EXERCISE TASK:
Word for word, transcribe the lines below and drop the pictures.

START MATERIAL

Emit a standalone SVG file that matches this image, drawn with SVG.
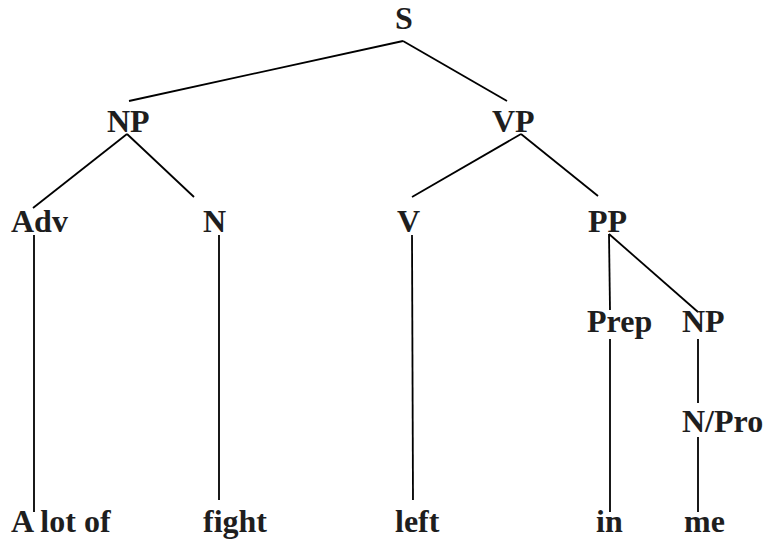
<svg xmlns="http://www.w3.org/2000/svg" width="767" height="545" viewBox="0 0 767 545">
<style>
text{font-family:"Liberation Serif","Times New Roman",serif;font-weight:bold;font-size:32px;fill:#1e1e1e}
.e line{stroke:#000;stroke-width:1.8;fill:none}
</style>
<rect width="767" height="545" fill="#fff"/>
<g class="e" id="edges">
<line x1="403" y1="41" x2="129" y2="101"/>
<line x1="403" y1="41" x2="507" y2="101"/>
<line x1="127" y1="134" x2="33" y2="208"/>
<line x1="127" y1="134" x2="194" y2="197"/>
<line x1="521" y1="134" x2="412" y2="197"/>
<line x1="521" y1="134" x2="598" y2="196"/>
<line x1="34" y1="235" x2="34" y2="512"/>
<line x1="219" y1="235" x2="219" y2="500"/>
<line x1="412" y1="235" x2="413" y2="500"/>
<line x1="609" y1="234" x2="610" y2="310"/>
<line x1="609" y1="234" x2="698" y2="312"/>
<line x1="610" y1="339" x2="610" y2="512"/>
<line x1="698" y1="339" x2="698" y2="403"/>
<line x1="698" y1="437" x2="698" y2="512"/>
</g>
<g id="n-S"><text x="395" y="29">S</text></g>
<g id="n-NP"><text x="107" y="132">NP</text></g>
<g id="n-VP"><text x="492" y="132">VP</text></g>
<g id="n-Adv"><text x="11" y="232">Adv</text></g>
<g id="n-N"><text x="203" y="232">N</text></g>
<g id="n-V"><text x="397" y="232">V</text></g>
<g id="n-PP"><text x="588" y="232">PP</text></g>
<g id="n-Prep"><text x="587" y="332">Prep</text></g>
<g id="n-NP2"><text x="682" y="332">NP</text></g>
<g id="n-NPro"><text x="682" y="432">N/Pro</text></g>
<g id="w-alotof"><text x="11" y="532">A lot of</text></g>
<g id="w-fight"><text x="203" y="532">fight</text></g>
<g id="w-left"><text x="395" y="532">left</text></g>
<g id="w-in"><text x="596" y="532">in</text></g>
<g id="w-me"><text x="684" y="532">me</text></g>
</svg>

END MATERIAL

WRITTEN REPLY:
Emit a standalone SVG file that matches this image, drawn with SVG.
<svg xmlns="http://www.w3.org/2000/svg" width="767" height="545" viewBox="0 0 767 545">
<style>
text{font-family:"Liberation Serif","Times New Roman",serif;font-weight:bold;font-size:32px;fill:#1e1e1e}
.e line{stroke:#000;stroke-width:1.8;fill:none}
</style>
<rect width="767" height="545" fill="#fff"/>
<g class="e" id="edges">
<line x1="403" y1="41" x2="129" y2="101"/>
<line x1="403" y1="41" x2="507" y2="101"/>
<line x1="127" y1="134" x2="33" y2="208"/>
<line x1="127" y1="134" x2="194" y2="197"/>
<line x1="521" y1="134" x2="412" y2="197"/>
<line x1="521" y1="134" x2="598" y2="196"/>
<line x1="34" y1="235" x2="34" y2="512"/>
<line x1="219" y1="235" x2="219" y2="500"/>
<line x1="412" y1="235" x2="413" y2="500"/>
<line x1="609" y1="234" x2="610" y2="310"/>
<line x1="609" y1="234" x2="698" y2="312"/>
<line x1="610" y1="339" x2="610" y2="512"/>
<line x1="698" y1="339" x2="698" y2="403"/>
<line x1="698" y1="437" x2="698" y2="512"/>
</g>
<g id="n-S"><text x="395" y="29">S</text></g>
<g id="n-NP"><text x="107" y="132">NP</text></g>
<g id="n-VP"><text x="492" y="132">VP</text></g>
<g id="n-Adv"><text x="11" y="232">Adv</text></g>
<g id="n-N"><text x="203" y="232">N</text></g>
<g id="n-V"><text x="397" y="232">V</text></g>
<g id="n-PP"><text x="588" y="232">PP</text></g>
<g id="n-Prep"><text x="587" y="332">Prep</text></g>
<g id="n-NP2"><text x="682" y="332">NP</text></g>
<g id="n-NPro"><text x="682" y="432">N/Pro</text></g>
<g id="w-alotof"><text x="11" y="532">A lot of</text></g>
<g id="w-fight"><text x="203" y="532">fight</text></g>
<g id="w-left"><text x="395" y="532">left</text></g>
<g id="w-in"><text x="596" y="532">in</text></g>
<g id="w-me"><text x="684" y="532">me</text></g>
</svg>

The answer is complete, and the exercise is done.